Yeah, Republicans complaining about a candidate being too anti-science. I was shocked too.
But Jindal actually called out volcano monitoring as wasteful, pork barrel spending. The first thought that entered my tree-hugging liberal mind was “there goes his support in the American West.”
According to the US Geological Survey Circular, the US states that have active or possibly active volcanoes are New Mexico, Wyoming, Idaho, Arizona, California, Oregon, Washington, Alaska and Hawaii. Wyoming is an especially troubling issue since it has Yellowstone – one of the largest volcanoes in the world. 640,000 years ago, Yellowstone erupted and it ejected 240 CUBIC MILES of rock and dust into the sky.
In late 2008 and early 2009 Yellowstone experienced quake swarms – one swarm had over 500 earthquakes in a seven day period.
If Yellowstone goes, most of the midwest would be unlivable and the effects would be felt globally. Mass famine and death would result.
Maybe Jindal is right, we don’t need to monitor anything that dangerous. Just like we ignore hurricanes. What’s the worst that could happen?
I was thinking the same thing about yellowstone.
Love it stormbear! Or as Jon Stewart said: we like our volcanoes to surprise us.
The only thing I could figure when Jindal dismissed volcano monitoring was that he just didn’t know what it is or what it accomplishes. He probably just thought that it was some kind of pure research.
While I’d be willing to bet that most people here know what volcano monitoring does, let me put it on a 3×5 card for those who don’t:
Unlike earthquakes, volcanic eruptions are actually reasonably predictable if you are actively monitoring the volcano. Volcano monitoring makes it possible to warn people who live near a volcano to evacuate or otherwise prepare prior to an eruption. And there are a number of major US cities that are vulnerable to volcanic eruptions, so it’s not a hypothetical concern.

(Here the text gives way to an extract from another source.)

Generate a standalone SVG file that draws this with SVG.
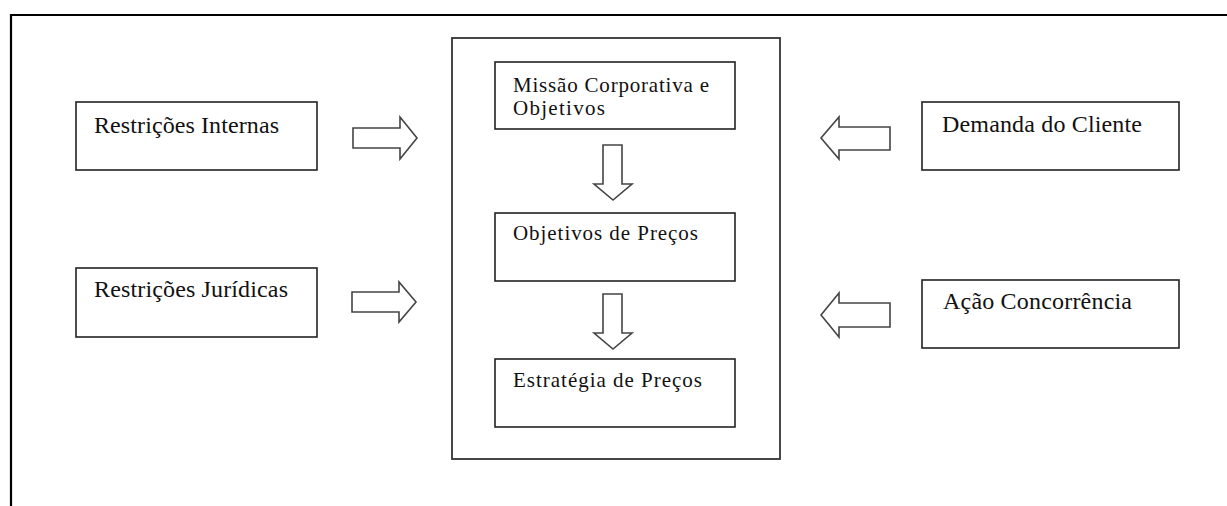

What Jindal was advocating, then, was to leave the citizens of cities like Seattle, which rests in the shadow of the long-overdue Mt. Rainier, in the unenviable position of being caught off guard by a pyroclastic flow. And like I said, I think he was doing this out of sheer ignorance, but that only underscores the need to make sure that our elected representatives have a decent understanding of science.